Poor Sam Beam. The musician behind Iron and Wine lost even his most poignantly written song about his frustrations with society, “Flightless Bird, American Mouth,” to the mainstream clutches of the schmaltzy “Twilight” film franchise. This wider exposure — especially to teenyboppers — could have had a negative bearing on Beam’s newer work.

However, Beam is blessed with the musical Midas touch: Whatever he writes and performs is simply golden. His latest release “Ghost on Ghost” is no exception.
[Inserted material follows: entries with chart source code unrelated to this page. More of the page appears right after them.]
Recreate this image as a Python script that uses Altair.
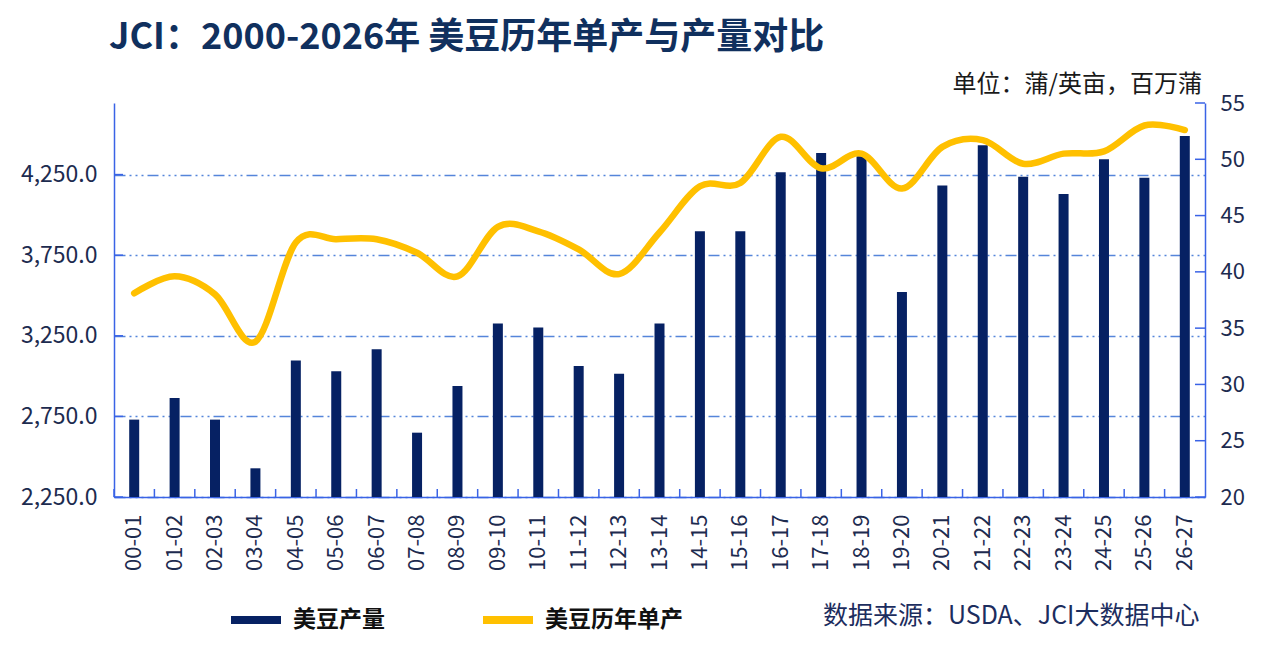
import altair as alt
import pandas as pd

seasons = ["00-01", "01-02", "02-03", "03-04", "04-05", "05-06", "06-07", "07-08", "08-09",
           "09-10", "10-11", "11-12", "12-13", "13-14", "14-15", "15-16", "16-17", "17-18",
           "18-19", "19-20", "20-21", "21-22", "22-23", "23-24", "24-25", "25-26", "26-27"]
production = [2730, 2864, 2730, 2428, 3096, 3030, 3166, 2649, 2939, 3326, 3301, 3063, 3015, 3327,
              3898, 3898, 4264, 4384, 4363, 3522, 4183, 4432, 4237, 4130, 4345, 4231, 4489]
yields = [38.1, 39.6, 38.0, 33.8, 42.6, 42.9, 42.9, 41.7, 39.6, 44.0, 43.6, 42.0, 39.8, 43.5,
          47.6, 47.9, 52.0, 49.2, 50.5, 47.4, 51.1, 51.7, 49.6, 50.5, 50.7, 53.0, 52.6]
series_names = ["美豆产量", "美豆历年单产"]
left_ticks = [2250, 2750, 3250, 3750, 4250]
right_ticks = [20, 25, 30, 35, 40, 45, 50, 55]
title_text = "JCI：2000-2026年 美豆历年单产与产量对比"
unit_text = ["单位：蒲/英亩，百万蒲"]
source_text = ["数据来源：USDA、JCI大数据中心"]

NAVY = "#062163"
GOLD = "#FFC000"
AXIS = "#3a63e6"
GRID = "#5585da"
LABEL = "#1d2b4f"
FONT = "Noto Sans CJK SC"

W, H = 1091, 394

df = pd.DataFrame({"season": seasons, "production": production, "yield": yields,
                   "series": series_names[1]})
lt = pd.DataFrame({"production": left_ticks})
rt = pd.DataFrame({"yield": right_ticks})

xaxis = alt.Axis(title=None, labelAngle=-90, labelFontSize=22, labelColor=LABEL,
                 labelPadding=17, ticks=False, domainColor=AXIS, domainWidth=1.5,
                 labelFont=FONT)
xscale = alt.Scale(paddingInner=0, paddingOuter=0)

left_scale = alt.Scale(domain=[2250, 4694], nice=False, zero=False)
right_scale = alt.Scale(domain=[20, 55], nice=False, zero=False)

left_axis = alt.Axis(orient="left", title=None, values=left_ticks, format=",.1f",
                     labelFontSize=23, labelColor=LABEL, labelPadding=17, labelFont=FONT,
                     ticks=False, domainColor=AXIS, domainWidth=1.5,
                     grid=True, gridColor=GRID, gridWidth=1.3,
                     gridDash=[11, 4, 2, 4, 2, 4, 2, 4])
right_axis = alt.Axis(orient="right", title=None, values=right_ticks,
                      labelFontSize=22, labelColor=LABEL, labelPadding=15, labelFont=FONT,
                      ticks=False, domainColor=AXIS, domainWidth=1.5, grid=False)

bars = alt.Chart(df).mark_bar(size=10, color=NAVY).encode(
    x=alt.X("season:N", sort=seasons, scale=xscale, axis=xaxis),
    y=alt.Y("production:Q", scale=left_scale, axis=left_axis),
    y2=alt.datum(2250),
)

xticks = alt.Chart(df).mark_rule(color=AXIS, strokeWidth=1.5).encode(
    x=alt.X("season:N", sort=seasons, bandPosition=0, scale=xscale, axis=xaxis),
    y=alt.value(H), y2=alt.value(H - 8),
)

lticks = alt.Chart(lt).mark_rule(color=AXIS, strokeWidth=1.5).encode(
    y=alt.Y("production:Q", scale=left_scale, axis=left_axis),
    x=alt.value(0), x2=alt.value(9),
)

line = alt.Chart(df).mark_line(interpolate="cardinal", strokeWidth=6.5, strokeCap="round").encode(
    x=alt.X("season:N", sort=seasons, scale=xscale, axis=xaxis),
    y=alt.Y("yield:Q", scale=right_scale, axis=right_axis),
    color=alt.Color("series:N",
                    scale=alt.Scale(domain=series_names, range=[NAVY, GOLD]),
                    legend=alt.Legend(title=None, orient="none", legendX=113, legendY=488,
                                      direction="horizontal", symbolType="stroke",
                                      symbolStrokeWidth=8, symbolSize=2500,
                                      labelFontSize=23, labelFontWeight="bold",
                                      labelColor="#111111", labelFont=FONT,
                                      labelOffset=8, columnPadding=82)),
)

rticks = alt.Chart(rt).mark_rule(color=AXIS, strokeWidth=1.5).encode(
    y=alt.Y("yield:Q", scale=right_scale, axis=right_axis),
    x=alt.value(W - 10), x2=alt.value(W),
)

unit = alt.Chart(pd.DataFrame({"t": unit_text})).mark_text(
    align="right", baseline="alphabetic", fontSize=24, color="#1a1a1a", font=FONT
).encode(text="t:N", x=alt.value(1088), y=alt.value(-11))

source = alt.Chart(pd.DataFrame({"t": source_text})).mark_text(
    align="left", baseline="middle", fontSize=25, color="#1c2d5e", font=FONT
).encode(text="t:N", x=alt.value(709), y=alt.value(513))

chart = alt.layer(
    alt.layer(bars, xticks, lticks),
    alt.layer(line, rticks),
    unit, source,
).resolve_scale(y="independent").properties(
    width=W, height=H,
    autosize=alt.AutoSizeParams(type="none"),
    padding={"left": 106, "top": 95, "right": 62, "bottom": 150},
    title=alt.TitleParams(title_text, anchor="start", frame="group", dx=-5,
                          fontSize=36, fontWeight="bold", color="#10305e", font=FONT,
                          offset=16),
    background="white",
).configure_view(stroke=None)

chart.save("out.html", embed_options={"renderer": "svg", "actions": False})
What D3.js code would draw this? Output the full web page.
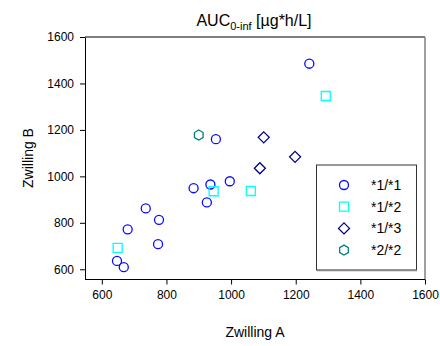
<!DOCTYPE html>
<html><head><meta charset="utf-8">
<script src="https://cdn.jsdelivr.net/npm/d3@7"></script>
<style>body{margin:0;background:#fff;} svg{display:block;font-family:"Liberation Sans",Arial,sans-serif;}</style>
</head><body>
<svg id="c" width="440" height="346"></svg>
<script>
const groups = ["*1/*1", "*1/*2", "*1/*3", "*2/*2"];
const g11A = [1242, 953, 996, 884, 936, 925, 736, 777, 680, 774, 647, 668];
const g11B = [1485, 1160, 979, 949, 965, 888, 862, 813, 772, 708, 636, 609];
const g12A = [1293, 946, 1061, 649];
const g12B = [1346, 936, 937, 692];
const g13A = [1101, 1089, 1198];
const g13B = [1168, 1035, 1084];
const g22A = [900];
const g22B = [1178];
const ticks = [600, 800, 1000, 1200, 1400, 1600];

const series = [
  {name: groups[0], xs: g11A, ys: g11B, shape: "circle", color: "#0a0aff"},
  {name: groups[1], xs: g12A, ys: g12B, shape: "square", color: "#00ffff"},
  {name: groups[2], xs: g13A, ys: g13B, shape: "diamond", color: "#000080"},
  {name: groups[3], xs: g22A, ys: g22B, shape: "hexagon", color: "#008080"}
];

const svg = d3.select("#c");
const L = 85, R = 425, T = 37, B = 279.5;
const x = d3.scaleLinear().domain([548, 1600]).range([L, R]);
const y = d3.scaleLinear().domain([556, 1600]).range([B, T]);

function shapePath(shape) {
  if (shape === "circle") return d3.symbol(d3.symbolCircle, 64)();
  if (shape === "square") return "M-4.5,-4.5H4.5V4.5H-4.5Z";
  if (shape === "diamond") return "M0,-5.5L5.5,0L0,5.5L-5.5,0Z";
  const r = 5;
  return d3.range(6).map(i => {
    const a = Math.PI / 3 * i - Math.PI / 2;
    return (i ? "L" : "M") + (r * Math.cos(a)).toFixed(2) + "," + (r * Math.sin(a)).toFixed(2);
  }).join("") + "Z";
}

svg.append("line").attr("x1", L).attr("x2", R).attr("y1", T).attr("y2", T).attr("stroke", "#000").attr("stroke-width", 1);
svg.append("line").attr("x1", R).attr("x2", R).attr("y1", T).attr("y2", B).attr("stroke", "#808080").attr("stroke-width", 1.5);

const fmt = d3.format("d");
const xAxis = svg.append("g").attr("transform", `translate(0,${B})`)
  .call(d3.axisBottom(x).tickValues(ticks).tickFormat(fmt).tickSize(5).tickSizeOuter(0).tickPadding(6));
const yAxis = svg.append("g").attr("transform", `translate(${L},0)`)
  .call(d3.axisLeft(y).tickValues(ticks).tickFormat(fmt).tickSize(5).tickSizeOuter(0).tickPadding(6));
[xAxis, yAxis].forEach(a => {
  a.selectAll("text").attr("font-size", "12px").attr("font-family", "Liberation Sans, Arial, sans-serif").attr("fill", "#000");
  a.selectAll("line,path").attr("stroke", "#000");
});
xAxis.select(".domain").attr("d", `M${L},0H${R}`);

series.forEach(s => {
  svg.append("g").selectAll("path").data(s.xs.map((v, i) => [v, s.ys[i]])).join("path")
    .attr("d", shapePath(s.shape))
    .attr("transform", d => `translate(${x(d[0])},${y(d[1])})`)
    .attr("fill", "none").attr("stroke", s.color).attr("stroke-width", 1.3);
});

const title = svg.append("text").attr("x", 254).attr("y", 26).attr("text-anchor", "middle")
  .attr("font-size", "16px").attr("fill", "#000");
title.append("tspan").text("AUC");
title.append("tspan").attr("font-size", "11px").attr("dy", 4).text("0-inf");
title.append("tspan").attr("dy", -4).text(" [µg*h/L]");

svg.append("text").attr("x", 255).attr("y", 337).attr("text-anchor", "middle").attr("font-size", "14px").text("Zwilling A");
svg.append("text").attr("transform", "translate(33,158) rotate(-90)").attr("text-anchor", "middle").attr("font-size", "14px").text("Zwilling B");

const lg = svg.append("g");
lg.append("rect").attr("x", 316.5).attr("y", 165).attr("width", 100).attr("height", 105)
  .attr("fill", "#fff").attr("stroke", "#333").attr("stroke-width", 1);
lg.append("line").attr("x1", 317).attr("x2", 417).attr("y1", 270.5).attr("y2", 270.5).attr("stroke", "#888").attr("stroke-width", 1.5);
series.forEach((s, i) => {
  const yy = 185 + i * 21.7;
  lg.append("path").attr("d", shapePath(s.shape)).attr("transform", `translate(344,${yy})`)
    .attr("fill", "none").attr("stroke", s.color).attr("stroke-width", 1.3);
  lg.append("text").attr("x", 371).attr("y", yy + 5).attr("font-size", "14px").text(s.name);
});
</script>
</body></html>
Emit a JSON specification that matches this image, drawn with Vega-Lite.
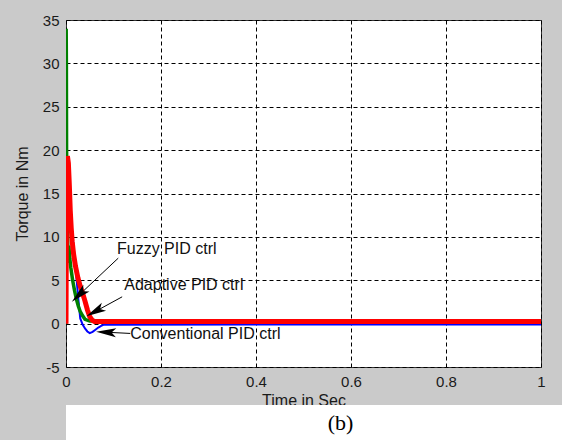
{
  "$schema": "https://vega.github.io/schema/vega-lite/v6.json",
  "background": "#cacaca",
  "padding": {"left": 13, "top": 12, "right": 0, "bottom": 0},
  "columns": 1,
  "align": "none",
  "spacing": -4,
  "datasets": {
    "curves": [
      {"series": "Conventional", "t": 0, "v": 0},
      {"series": "Conventional", "t": 0.0006, "v": 17.6},
      {"series": "Conventional", "t": 0.002, "v": 15},
      {"series": "Conventional", "t": 0.004, "v": 13.5},
      {"series": "Conventional", "t": 0.006, "v": 12.8},
      {"series": "Conventional", "t": 0.0095, "v": 12.3},
      {"series": "Conventional", "t": 0.011, "v": 11},
      {"series": "Conventional", "t": 0.014, "v": 10},
      {"series": "Conventional", "t": 0.018, "v": 7.8},
      {"series": "Conventional", "t": 0.022, "v": 5.3},
      {"series": "Conventional", "t": 0.026, "v": 2.8},
      {"series": "Conventional", "t": 0.03, "v": 0.6},
      {"series": "Conventional", "t": 0.035, "v": -0.1},
      {"series": "Conventional", "t": 0.04, "v": -0.55},
      {"series": "Conventional", "t": 0.045, "v": -0.9},
      {"series": "Conventional", "t": 0.05, "v": -1.1},
      {"series": "Conventional", "t": 0.056, "v": -0.95},
      {"series": "Conventional", "t": 0.062, "v": -0.7},
      {"series": "Conventional", "t": 0.068, "v": -0.45},
      {"series": "Conventional", "t": 0.074, "v": -0.25},
      {"series": "Conventional", "t": 0.08, "v": -0.12},
      {"series": "Conventional", "t": 1, "v": -0.1},
      {"series": "Fuzzy", "t": 0, "v": 0},
      {"series": "Fuzzy", "t": 0.0004, "v": 34},
      {"series": "Fuzzy", "t": 0.0008, "v": 30},
      {"series": "Fuzzy", "t": 0.0012, "v": 20},
      {"series": "Fuzzy", "t": 0.002, "v": 17},
      {"series": "Fuzzy", "t": 0.003, "v": 12},
      {"series": "Fuzzy", "t": 0.004, "v": 8},
      {"series": "Fuzzy", "t": 0.005, "v": 7},
      {"series": "Fuzzy", "t": 0.006, "v": 9},
      {"series": "Fuzzy", "t": 0.008, "v": 7.5},
      {"series": "Fuzzy", "t": 0.01, "v": 6.5},
      {"series": "Fuzzy", "t": 0.014, "v": 5},
      {"series": "Fuzzy", "t": 0.018, "v": 3.8},
      {"series": "Fuzzy", "t": 0.022, "v": 2.8},
      {"series": "Fuzzy", "t": 0.026, "v": 2},
      {"series": "Fuzzy", "t": 0.03, "v": 1.4},
      {"series": "Fuzzy", "t": 0.035, "v": 0.9},
      {"series": "Fuzzy", "t": 0.04, "v": 0.5},
      {"series": "Fuzzy", "t": 0.05, "v": 0.3},
      {"series": "Fuzzy", "t": 1, "v": 0.25},
      {"series": "Adaptive", "t": 0, "v": 0},
      {"series": "Adaptive", "t": 0.0008, "v": 12},
      {"series": "Adaptive", "t": 0.003, "v": 19.3},
      {"series": "Adaptive", "t": 0.005, "v": 18.5},
      {"series": "Adaptive", "t": 0.007, "v": 16},
      {"series": "Adaptive", "t": 0.009, "v": 13},
      {"series": "Adaptive", "t": 0.011, "v": 11},
      {"series": "Adaptive", "t": 0.013, "v": 9.5},
      {"series": "Adaptive", "t": 0.016, "v": 8},
      {"series": "Adaptive", "t": 0.02, "v": 6.6},
      {"series": "Adaptive", "t": 0.025, "v": 5.3},
      {"series": "Adaptive", "t": 0.03, "v": 4.3},
      {"series": "Adaptive", "t": 0.035, "v": 3.5},
      {"series": "Adaptive", "t": 0.04, "v": 2.6},
      {"series": "Adaptive", "t": 0.045, "v": 1.6},
      {"series": "Adaptive", "t": 0.05, "v": 0.8},
      {"series": "Adaptive", "t": 0.055, "v": 0.4},
      {"series": "Adaptive", "t": 0.06, "v": 0.25},
      {"series": "Adaptive", "t": 1, "v": 0.25}
    ],
    "arrows": [
      {"label": "Fuzzy PID ctrl", "t": 0.110, "v": 7.55, "t2": 0.0276, "v2": 3.30, "angle": 226.8},
      {"label": "Adaptive PID ctrl", "t": 0.1182, "v": 3.09, "t2": 0.0614, "v2": 1.39, "angle": 241.3},
      {"label": "Conventional PID ctrl", "t": 0.1353, "v": -1.13, "t2": 0.0844, "v2": -0.99, "angle": 272.9}
    ],
    "notes": [
      {"label": "Fuzzy PID ctrl", "t": 0.1073, "v": 8.58},
      {"label": "Adaptive PID ctrl", "t": 0.1227, "v": 4.44},
      {"label": "Conventional PID ctrl", "t": 0.1353, "v": -1.24}
    ],
    "caption": [{"text": "(b)"}]
  },
  "concat": [
    {
      "width": 475,
      "height": 347,
      "view": {"stroke": "#333333", "strokeWidth": 1, "fill": "white"},
      "layer": [
        {
          "data": {"name": "curves"},
          "transform": [{"filter": "datum.series === 'Conventional'"}],
          "mark": {"type": "line", "color": "#0000ff", "strokeWidth": 2, "clip": true},
          "encoding": {
            "x": {
              "field": "t", "type": "quantitative",
              "scale": {"domain": [0, 1], "nice": false, "zero": false},
              "axis": {
                "title": "Time in Sec", "values": [0, 0.2, 0.4, 0.6, 0.8, 1], "labelExpr": "datum.value + ''",
                "grid": true, "gridDash": [4, 3], "gridColor": "#000000", "gridOpacity": 1, "gridWidth": 1,
                "ticks": false, "domain": false, "labelFlush": false,
                "labelFont": "Liberation Sans", "labelFontSize": 15, "labelColor": "#1a1a1a", "labelPadding": 7,
                "titleFont": "Liberation Sans", "titleFontSize": 16, "titleFontWeight": "normal", "titleColor": "#1a1a1a", "titlePadding": 3
              }
            },
            "y": {
              "field": "v", "type": "quantitative",
              "scale": {"domain": [-5, 35], "nice": false, "zero": false},
              "axis": {
                "title": "Torque in Nm", "values": [-5, 0, 5, 10, 15, 20, 25, 30, 35], "labelExpr": "datum.value + ''",
                "grid": true, "gridDash": [4, 3], "gridColor": "#000000", "gridOpacity": 1, "gridWidth": 1,
                "ticks": false, "domain": false, "labelFlush": false,
                "labelFont": "Liberation Sans", "labelFontSize": 15, "labelColor": "#1a1a1a", "labelPadding": 7,
                "titleFont": "Liberation Sans", "titleFontSize": 16, "titleFontWeight": "normal", "titleColor": "#1a1a1a", "titlePadding": 12
              }
            }
          }
        },
        {
          "data": {"name": "curves"},
          "transform": [{"filter": "datum.series === 'Fuzzy'"}],
          "mark": {"type": "line", "color": "#008000", "strokeWidth": 3.5, "clip": true},
          "encoding": {
            "x": {"field": "t", "type": "quantitative"},
            "y": {"field": "v", "type": "quantitative"}
          }
        },
        {
          "data": {"name": "curves"},
          "transform": [{"filter": "datum.series === 'Adaptive'"}],
          "mark": {"type": "line", "color": "#ff0000", "strokeWidth": 5, "clip": true},
          "encoding": {
            "x": {"field": "t", "type": "quantitative"},
            "y": {"field": "v", "type": "quantitative"}
          }
        },
        {
          "data": {"name": "arrows"},
          "mark": {"type": "rule", "color": "#000000", "strokeWidth": 1},
          "encoding": {
            "x": {"field": "t", "type": "quantitative"},
            "y": {"field": "v", "type": "quantitative"},
            "x2": {"field": "t2"},
            "y2": {"field": "v2"}
          }
        },
        {
          "data": {"name": "arrows"},
          "mark": {"type": "point", "shape": "M0,-1L0.45,1L0,0.55L-0.45,1Z", "filled": true, "color": "#000000", "opacity": 1, "size": 400},
          "encoding": {
            "x": {"field": "t2", "type": "quantitative"},
            "y": {"field": "v2", "type": "quantitative"},
            "angle": {"field": "angle", "type": "quantitative", "scale": null}
          }
        },
        {
          "data": {"name": "notes"},
          "mark": {"type": "text", "align": "left", "baseline": "middle", "font": "Liberation Sans", "fontSize": 16, "color": "#111111"},
          "encoding": {
            "x": {"field": "t", "type": "quantitative"},
            "y": {"field": "v", "type": "quantitative"},
            "text": {"field": "label"}
          }
        }
      ]
    },
    {
      "width": 549,
      "height": 35,
      "view": {"fill": "white", "stroke": null},
      "data": {"name": "caption"},
      "mark": {"type": "text", "font": "Liberation Serif", "fontSize": 22, "color": "#000000", "baseline": "middle", "align": "center"},
      "encoding": {"text": {"field": "text"}}
    }
  ]
}
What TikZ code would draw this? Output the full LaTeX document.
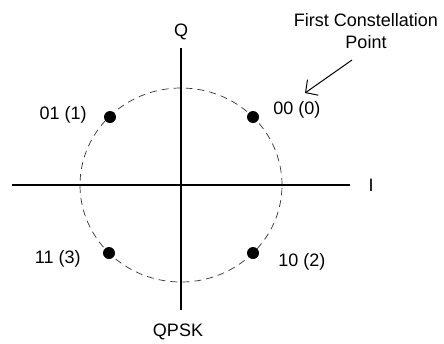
\documentclass[tikz,border=0pt]{standalone}
\usepackage{fontspec}
\setmainfont{Liberation Sans}
\usetikzlibrary{arrows.meta,positioning}
\tikzset{
  axis/.style={line width=1.6pt,color=black},
  ring/.style={dash pattern=on 7pt off 5pt,line width=0.7pt,color=black!80},
  dot/.style={circle,fill=black,minimum size=12pt,inner sep=0pt},
  lbl/.style={font=\fontsize{18}{22}\selectfont,inner sep=1pt,align=center},
  arr/.style={-{Straight Barb[length=9pt,width=19pt]},line width=1pt},
}
\begin{document}
\begin{tikzpicture}[x=1pt,y=-1pt]
\useasboundingbox (0,0) rectangle (444,343);
% axes
\coordinate (O) at (181,185);
\coordinate (west) at (12,185);
\coordinate (east) at (350,185);
\coordinate (north) at (181,48);
\coordinate (south) at (181,310);
\draw[ring] (O) ellipse [x radius=101pt,y radius=97pt];
\draw[axis] (west) -- (east);
\draw[axis] (north) -- (south);
\node[lbl] (ilbl) at (371,185) {I};
\node[lbl] (qlbl) at (181,32) {Q};
\node[lbl] (name) at (178,332) {QPSK};
% constellation points
\node[dot] (p0) at (253,117) {};
\node[dot] (p1) at (110,117) {};
\node[dot] (p2) at (253,253) {};
\node[dot] (p3) at (109,253) {};
\node[lbl,right=13pt of p0,yshift=7pt] (l0) {00 (0)};
\node[lbl,left=16pt of p1,yshift=2pt] (l1) {01 (1)};
\node[lbl,right=18pt of p2,yshift=-9pt] (l2) {10 (2)};
\node[lbl,left=21pt of p3,yshift=-6pt] (l3) {11 (3)};
% callout
\node[lbl] (first) at (366,31) {First Constellation\\Point};
\coordinate (from) at (352,60);
\coordinate (to) at (305,93);
\draw[arr] (from) -- (to);
\end{tikzpicture}
\end{document}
Indeed, “Ghost” does lean more toward cleaner sounds compared to his celebrated raw, moody debut, “The Creek Drank the Cradle.” Still armed with his trusty acoustic guitar, he experiments in “Ghost” by combining slick jazz melodies with his traditional fare of folk-rock.

The 20-second intro of a cacophony of various instruments already hints that the rest of the album will be a departure from Iron and Wine’s typical work, until Beam begins plucking away at the guitar strings in “Caught in the Briars.” This first track sets the mood for the rest of “Ghost,” which is decidedly dominated by cheerful melodies, from the Beatle-esque riffs of “Grace for Saints and Ramblers” to the aptly named, laid-back lead single “Joy.” The latter hints at Iron and Wine’s maturation, as the musical poet’s opening verse could be likened to his career’s journey: “I’m a bluebird dying but singing the blues/ And it’s a heartfelt silly sort of bumbling tune/ But you’re bringing me joy.”

This allusion to the blues emphasizes the album’s aura of a jazz club, with brass instruments permeating most of the tracks, including a saxophone solo thrown in the middle of “Low Light Buddy of Mine,” in case we ever doubted what genre Beam was playing. His novel sound gives the soft, quivery voice from his earliest bedroom recordings a newfound confidence and inner strength that is refreshing to hear in “Ghost” and that is perfectly suited to the original sonic paths he is paving.

Beam is clearly not a dabbler in various musical techniques, as the mixture of folk and jazz works perfectly to encompass his new sleek sounds. With “Ghost on Ghost,” Iron and Wine proves Beam’s versatility yet again, and there’s no amount of mainstream exposure can change that.